Day 21/30: Understanding Marketing and go-to-market (GTM) strategy 🚀
It's not only about what you bring to the table; it's also about how you serve the table 🍽️
I’ll be upfront—go-to-market is probably one of the aspects of product management where I feel like I have the most to learn, so bear with me.
I’ll describe the ideal value of the relationship between the Marketing and Product Management functions by means of an analogy to evaluating an individual’s competency based on two main aspects:
Their actual competency level, and
Their competency level that the external world perceives
Tying this back to the Marketing and Product Management relationship:
Product Management brings the actual capabilities that actually solves customers’ problems, and
Marketing helps the external world better understand how the product can solve a target audience’s problems, which includes how the product is the best solution compared with alternatives (including leaving the problem unaddressed)

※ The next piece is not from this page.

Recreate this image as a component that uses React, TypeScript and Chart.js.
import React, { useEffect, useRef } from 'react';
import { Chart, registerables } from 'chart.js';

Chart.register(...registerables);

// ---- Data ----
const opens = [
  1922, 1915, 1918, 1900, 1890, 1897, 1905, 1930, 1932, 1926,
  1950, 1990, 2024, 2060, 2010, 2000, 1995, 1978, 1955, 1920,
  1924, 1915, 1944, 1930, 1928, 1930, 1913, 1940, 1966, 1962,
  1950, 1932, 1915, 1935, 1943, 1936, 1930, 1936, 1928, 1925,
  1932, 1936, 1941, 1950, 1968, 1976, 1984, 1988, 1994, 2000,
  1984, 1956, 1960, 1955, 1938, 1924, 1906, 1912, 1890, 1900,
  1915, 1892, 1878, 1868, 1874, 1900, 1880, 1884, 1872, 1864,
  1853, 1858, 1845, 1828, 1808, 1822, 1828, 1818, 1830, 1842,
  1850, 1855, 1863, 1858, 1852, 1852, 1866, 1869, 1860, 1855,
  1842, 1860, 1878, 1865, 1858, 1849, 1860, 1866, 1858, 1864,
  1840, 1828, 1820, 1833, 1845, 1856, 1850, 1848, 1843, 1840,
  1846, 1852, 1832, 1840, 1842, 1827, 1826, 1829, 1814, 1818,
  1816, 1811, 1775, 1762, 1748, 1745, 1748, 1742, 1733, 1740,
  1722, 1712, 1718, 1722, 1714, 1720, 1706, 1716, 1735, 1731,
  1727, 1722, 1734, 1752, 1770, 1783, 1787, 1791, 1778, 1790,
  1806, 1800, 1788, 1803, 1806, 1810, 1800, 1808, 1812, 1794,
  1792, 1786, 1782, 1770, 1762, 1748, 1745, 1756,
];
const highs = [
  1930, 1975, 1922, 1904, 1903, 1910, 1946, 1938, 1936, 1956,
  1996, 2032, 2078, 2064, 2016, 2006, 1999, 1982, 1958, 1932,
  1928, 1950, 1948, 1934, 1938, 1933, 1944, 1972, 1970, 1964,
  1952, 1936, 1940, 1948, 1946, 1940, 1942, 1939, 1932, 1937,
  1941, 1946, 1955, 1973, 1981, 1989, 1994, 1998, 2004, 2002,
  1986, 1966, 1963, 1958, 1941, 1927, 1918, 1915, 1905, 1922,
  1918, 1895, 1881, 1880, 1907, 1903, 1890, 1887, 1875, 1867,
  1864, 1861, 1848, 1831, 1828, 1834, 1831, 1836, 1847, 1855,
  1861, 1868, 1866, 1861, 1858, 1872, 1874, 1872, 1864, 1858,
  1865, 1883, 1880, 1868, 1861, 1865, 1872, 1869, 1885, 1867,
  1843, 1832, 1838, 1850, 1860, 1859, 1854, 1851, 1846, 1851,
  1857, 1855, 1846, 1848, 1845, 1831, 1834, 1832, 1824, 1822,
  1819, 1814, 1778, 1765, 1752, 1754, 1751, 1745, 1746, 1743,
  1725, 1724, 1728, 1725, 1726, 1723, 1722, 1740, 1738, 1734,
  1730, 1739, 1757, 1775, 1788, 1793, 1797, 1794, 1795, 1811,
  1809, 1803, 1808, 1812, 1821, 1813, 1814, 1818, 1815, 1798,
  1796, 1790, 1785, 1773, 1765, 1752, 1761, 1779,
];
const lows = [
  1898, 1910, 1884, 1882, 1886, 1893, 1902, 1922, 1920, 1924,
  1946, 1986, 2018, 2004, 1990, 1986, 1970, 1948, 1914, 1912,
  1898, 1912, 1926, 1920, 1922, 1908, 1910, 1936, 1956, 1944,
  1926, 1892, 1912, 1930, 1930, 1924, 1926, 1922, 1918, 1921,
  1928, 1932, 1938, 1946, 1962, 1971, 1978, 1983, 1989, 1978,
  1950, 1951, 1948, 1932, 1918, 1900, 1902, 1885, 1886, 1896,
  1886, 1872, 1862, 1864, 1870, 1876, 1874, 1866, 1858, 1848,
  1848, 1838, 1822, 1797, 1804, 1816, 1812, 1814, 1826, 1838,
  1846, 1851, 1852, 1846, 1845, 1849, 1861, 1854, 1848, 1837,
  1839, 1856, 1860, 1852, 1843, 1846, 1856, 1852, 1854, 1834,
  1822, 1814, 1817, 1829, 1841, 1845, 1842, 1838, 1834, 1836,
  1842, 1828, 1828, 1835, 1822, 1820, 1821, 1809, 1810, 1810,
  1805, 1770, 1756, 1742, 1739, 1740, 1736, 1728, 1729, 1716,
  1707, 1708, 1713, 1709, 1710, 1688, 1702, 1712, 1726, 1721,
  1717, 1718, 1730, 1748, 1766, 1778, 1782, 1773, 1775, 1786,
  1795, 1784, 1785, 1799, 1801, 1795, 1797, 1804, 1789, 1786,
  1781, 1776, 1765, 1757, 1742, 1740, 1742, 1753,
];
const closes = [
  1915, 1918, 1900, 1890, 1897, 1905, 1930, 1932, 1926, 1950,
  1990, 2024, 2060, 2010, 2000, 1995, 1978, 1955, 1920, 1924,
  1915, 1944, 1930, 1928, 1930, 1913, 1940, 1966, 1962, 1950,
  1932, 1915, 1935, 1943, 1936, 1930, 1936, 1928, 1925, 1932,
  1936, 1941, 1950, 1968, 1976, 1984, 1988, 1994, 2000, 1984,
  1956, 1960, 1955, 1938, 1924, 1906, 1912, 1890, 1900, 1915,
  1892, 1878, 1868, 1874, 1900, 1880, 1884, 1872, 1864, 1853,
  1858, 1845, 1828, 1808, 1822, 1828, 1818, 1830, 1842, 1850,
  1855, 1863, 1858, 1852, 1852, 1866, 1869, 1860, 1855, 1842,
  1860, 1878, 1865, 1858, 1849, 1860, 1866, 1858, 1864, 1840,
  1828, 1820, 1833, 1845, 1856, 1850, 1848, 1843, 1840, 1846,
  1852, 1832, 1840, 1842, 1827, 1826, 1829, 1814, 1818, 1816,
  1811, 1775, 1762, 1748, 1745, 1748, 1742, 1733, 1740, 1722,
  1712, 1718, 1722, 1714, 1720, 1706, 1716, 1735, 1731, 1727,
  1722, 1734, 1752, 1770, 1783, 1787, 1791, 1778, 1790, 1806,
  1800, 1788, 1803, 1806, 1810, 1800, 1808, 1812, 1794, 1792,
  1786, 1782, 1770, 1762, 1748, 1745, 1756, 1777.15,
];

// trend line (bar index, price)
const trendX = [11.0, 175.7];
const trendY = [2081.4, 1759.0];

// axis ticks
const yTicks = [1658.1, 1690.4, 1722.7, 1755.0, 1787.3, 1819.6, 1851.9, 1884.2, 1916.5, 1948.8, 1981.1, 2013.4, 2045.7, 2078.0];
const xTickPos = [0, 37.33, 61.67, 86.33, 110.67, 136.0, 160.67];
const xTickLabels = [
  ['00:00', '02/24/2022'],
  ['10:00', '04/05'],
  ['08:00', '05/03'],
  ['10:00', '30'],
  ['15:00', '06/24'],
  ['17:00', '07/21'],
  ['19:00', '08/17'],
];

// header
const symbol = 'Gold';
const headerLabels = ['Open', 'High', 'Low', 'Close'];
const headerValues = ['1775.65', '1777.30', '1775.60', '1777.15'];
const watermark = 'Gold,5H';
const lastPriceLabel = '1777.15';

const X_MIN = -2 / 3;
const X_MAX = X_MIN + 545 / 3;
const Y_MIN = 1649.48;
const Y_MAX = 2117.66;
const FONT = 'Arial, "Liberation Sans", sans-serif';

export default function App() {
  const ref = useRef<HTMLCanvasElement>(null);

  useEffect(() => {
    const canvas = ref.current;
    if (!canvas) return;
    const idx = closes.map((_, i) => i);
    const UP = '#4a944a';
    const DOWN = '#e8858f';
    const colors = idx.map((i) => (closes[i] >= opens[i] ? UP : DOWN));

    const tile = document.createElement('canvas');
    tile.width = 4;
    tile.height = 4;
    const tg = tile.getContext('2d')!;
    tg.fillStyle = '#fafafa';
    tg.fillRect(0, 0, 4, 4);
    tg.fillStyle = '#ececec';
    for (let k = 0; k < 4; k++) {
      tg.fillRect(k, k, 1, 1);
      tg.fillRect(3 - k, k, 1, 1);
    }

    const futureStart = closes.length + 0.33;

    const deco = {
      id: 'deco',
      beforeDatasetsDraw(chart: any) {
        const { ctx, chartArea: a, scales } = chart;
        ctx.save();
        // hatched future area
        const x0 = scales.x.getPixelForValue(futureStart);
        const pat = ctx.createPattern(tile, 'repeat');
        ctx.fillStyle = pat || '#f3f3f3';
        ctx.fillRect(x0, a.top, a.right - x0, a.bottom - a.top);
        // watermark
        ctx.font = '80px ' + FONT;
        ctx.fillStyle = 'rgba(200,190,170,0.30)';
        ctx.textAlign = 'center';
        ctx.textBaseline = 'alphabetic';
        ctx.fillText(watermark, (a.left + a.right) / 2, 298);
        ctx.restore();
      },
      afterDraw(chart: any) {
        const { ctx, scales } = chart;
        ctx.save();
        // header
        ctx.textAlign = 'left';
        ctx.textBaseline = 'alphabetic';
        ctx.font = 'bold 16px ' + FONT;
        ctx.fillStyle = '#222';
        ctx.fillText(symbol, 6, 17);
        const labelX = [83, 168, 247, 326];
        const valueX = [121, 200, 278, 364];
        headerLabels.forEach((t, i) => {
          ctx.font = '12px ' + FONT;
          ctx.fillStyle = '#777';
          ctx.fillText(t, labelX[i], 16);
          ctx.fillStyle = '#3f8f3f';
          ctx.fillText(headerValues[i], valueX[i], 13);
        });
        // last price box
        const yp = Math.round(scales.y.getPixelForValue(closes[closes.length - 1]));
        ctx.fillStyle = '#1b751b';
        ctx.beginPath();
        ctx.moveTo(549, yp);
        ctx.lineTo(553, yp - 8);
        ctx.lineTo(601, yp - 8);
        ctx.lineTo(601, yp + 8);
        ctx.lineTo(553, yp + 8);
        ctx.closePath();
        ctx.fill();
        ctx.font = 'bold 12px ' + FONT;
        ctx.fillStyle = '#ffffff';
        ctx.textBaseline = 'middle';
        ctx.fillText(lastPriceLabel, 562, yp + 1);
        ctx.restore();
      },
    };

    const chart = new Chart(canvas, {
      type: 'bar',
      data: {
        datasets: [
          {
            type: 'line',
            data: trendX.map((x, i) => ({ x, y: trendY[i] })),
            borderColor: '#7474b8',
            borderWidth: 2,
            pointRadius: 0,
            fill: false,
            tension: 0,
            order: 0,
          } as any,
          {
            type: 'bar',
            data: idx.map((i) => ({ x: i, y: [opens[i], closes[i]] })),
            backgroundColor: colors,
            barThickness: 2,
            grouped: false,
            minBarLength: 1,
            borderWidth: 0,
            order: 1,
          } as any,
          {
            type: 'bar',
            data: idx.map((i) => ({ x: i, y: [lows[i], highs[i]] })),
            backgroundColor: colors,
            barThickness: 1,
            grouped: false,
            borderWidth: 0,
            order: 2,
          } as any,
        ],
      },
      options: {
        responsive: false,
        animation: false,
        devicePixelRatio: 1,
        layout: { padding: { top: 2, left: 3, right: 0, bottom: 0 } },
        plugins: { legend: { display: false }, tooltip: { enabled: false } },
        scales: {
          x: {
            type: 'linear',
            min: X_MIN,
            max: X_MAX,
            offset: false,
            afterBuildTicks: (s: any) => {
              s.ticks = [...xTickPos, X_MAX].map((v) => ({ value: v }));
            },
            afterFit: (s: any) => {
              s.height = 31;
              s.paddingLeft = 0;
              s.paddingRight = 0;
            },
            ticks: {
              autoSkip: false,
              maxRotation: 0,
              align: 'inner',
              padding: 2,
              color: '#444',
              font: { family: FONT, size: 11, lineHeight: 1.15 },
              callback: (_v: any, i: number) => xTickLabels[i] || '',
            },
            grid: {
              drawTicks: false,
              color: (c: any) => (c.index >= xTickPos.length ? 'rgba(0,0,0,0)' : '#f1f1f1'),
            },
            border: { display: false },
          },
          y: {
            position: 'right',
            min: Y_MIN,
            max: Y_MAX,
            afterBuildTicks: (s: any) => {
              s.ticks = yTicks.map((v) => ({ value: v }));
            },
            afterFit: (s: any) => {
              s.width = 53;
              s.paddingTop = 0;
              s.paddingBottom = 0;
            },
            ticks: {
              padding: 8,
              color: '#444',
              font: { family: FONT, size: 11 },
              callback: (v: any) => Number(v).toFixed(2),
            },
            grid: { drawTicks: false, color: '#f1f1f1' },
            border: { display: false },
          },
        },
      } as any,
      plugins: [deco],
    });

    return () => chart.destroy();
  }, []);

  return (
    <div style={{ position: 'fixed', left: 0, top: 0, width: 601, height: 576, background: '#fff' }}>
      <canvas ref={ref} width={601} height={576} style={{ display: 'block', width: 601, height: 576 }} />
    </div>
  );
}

Thus, both functions play important roles in go-to-market, which I think of as:
Everything that needs to happen leading up to, while, and after we shout to some targeted subset of the world, “This is what we can provide to you. Here is why you should care—come talk with us!”

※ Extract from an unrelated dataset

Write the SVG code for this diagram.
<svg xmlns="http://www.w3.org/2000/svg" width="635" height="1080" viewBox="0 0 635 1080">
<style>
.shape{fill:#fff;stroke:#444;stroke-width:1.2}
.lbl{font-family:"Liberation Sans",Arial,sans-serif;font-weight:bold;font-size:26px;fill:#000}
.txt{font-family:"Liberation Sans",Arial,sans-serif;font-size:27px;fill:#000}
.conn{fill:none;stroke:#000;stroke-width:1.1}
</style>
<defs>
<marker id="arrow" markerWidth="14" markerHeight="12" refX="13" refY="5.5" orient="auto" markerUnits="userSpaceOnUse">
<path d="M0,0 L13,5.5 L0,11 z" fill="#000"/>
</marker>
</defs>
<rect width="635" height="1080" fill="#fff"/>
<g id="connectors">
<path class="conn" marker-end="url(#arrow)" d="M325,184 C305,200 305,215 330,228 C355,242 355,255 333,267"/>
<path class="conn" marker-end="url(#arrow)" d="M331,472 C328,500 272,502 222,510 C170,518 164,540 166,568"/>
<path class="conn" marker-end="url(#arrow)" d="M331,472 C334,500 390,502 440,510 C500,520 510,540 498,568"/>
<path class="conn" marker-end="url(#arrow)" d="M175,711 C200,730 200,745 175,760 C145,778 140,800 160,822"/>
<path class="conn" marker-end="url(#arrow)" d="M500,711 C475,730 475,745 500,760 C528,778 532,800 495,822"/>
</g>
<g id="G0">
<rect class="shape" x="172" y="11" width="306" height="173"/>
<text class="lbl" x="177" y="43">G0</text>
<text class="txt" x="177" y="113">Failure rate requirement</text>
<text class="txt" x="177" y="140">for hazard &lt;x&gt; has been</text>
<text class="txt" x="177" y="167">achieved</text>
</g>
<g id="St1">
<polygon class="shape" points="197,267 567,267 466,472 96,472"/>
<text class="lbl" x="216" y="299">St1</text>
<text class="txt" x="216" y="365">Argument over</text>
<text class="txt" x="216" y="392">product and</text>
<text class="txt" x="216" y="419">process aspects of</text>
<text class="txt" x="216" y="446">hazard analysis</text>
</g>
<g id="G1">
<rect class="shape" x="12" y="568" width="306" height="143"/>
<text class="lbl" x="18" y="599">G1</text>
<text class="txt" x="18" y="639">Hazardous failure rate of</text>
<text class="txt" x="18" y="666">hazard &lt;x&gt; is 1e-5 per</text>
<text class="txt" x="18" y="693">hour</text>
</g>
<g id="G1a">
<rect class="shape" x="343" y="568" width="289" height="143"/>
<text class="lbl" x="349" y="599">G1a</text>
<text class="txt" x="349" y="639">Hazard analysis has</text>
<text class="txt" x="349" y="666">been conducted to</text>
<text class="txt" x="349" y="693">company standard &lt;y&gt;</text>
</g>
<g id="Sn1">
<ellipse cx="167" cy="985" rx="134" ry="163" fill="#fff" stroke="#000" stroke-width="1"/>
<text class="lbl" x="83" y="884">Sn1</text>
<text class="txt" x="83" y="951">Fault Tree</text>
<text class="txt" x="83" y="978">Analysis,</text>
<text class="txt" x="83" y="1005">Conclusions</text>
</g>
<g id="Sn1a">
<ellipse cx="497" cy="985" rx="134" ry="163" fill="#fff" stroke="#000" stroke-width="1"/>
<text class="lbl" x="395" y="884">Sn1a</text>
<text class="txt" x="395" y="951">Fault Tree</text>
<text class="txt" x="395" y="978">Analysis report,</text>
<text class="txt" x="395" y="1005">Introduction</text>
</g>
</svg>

Here are some situations that come to mind when critically thinking through go-to-market strategy is particularly crucial:
Launching a new product;
Enabling an existing product to support new use cases to expand the breadth of its existing target audience;
Launching a new product stock-keeping unit (SKU);
Launching the product in a new geographic region;
Launching a new product that your company believes redraws the lines in the wider industry.
As a product manager, you’ll find yourself involved in conversations about these topics—if not contributing to them:
Pricing and packaging of products, services, and features;
Positioning the product to your target audience. This entails:
Who to target and what attributes these subsets of the overall population have
What unique attributes does the product have that alternative solutions don’t, and why prospects should care
Distributing the product;
Selling the product; and
Measuring success for all these activities, so you can continuously iterate.
It takes a team to bring a product to market, so hop on it now with your teammates!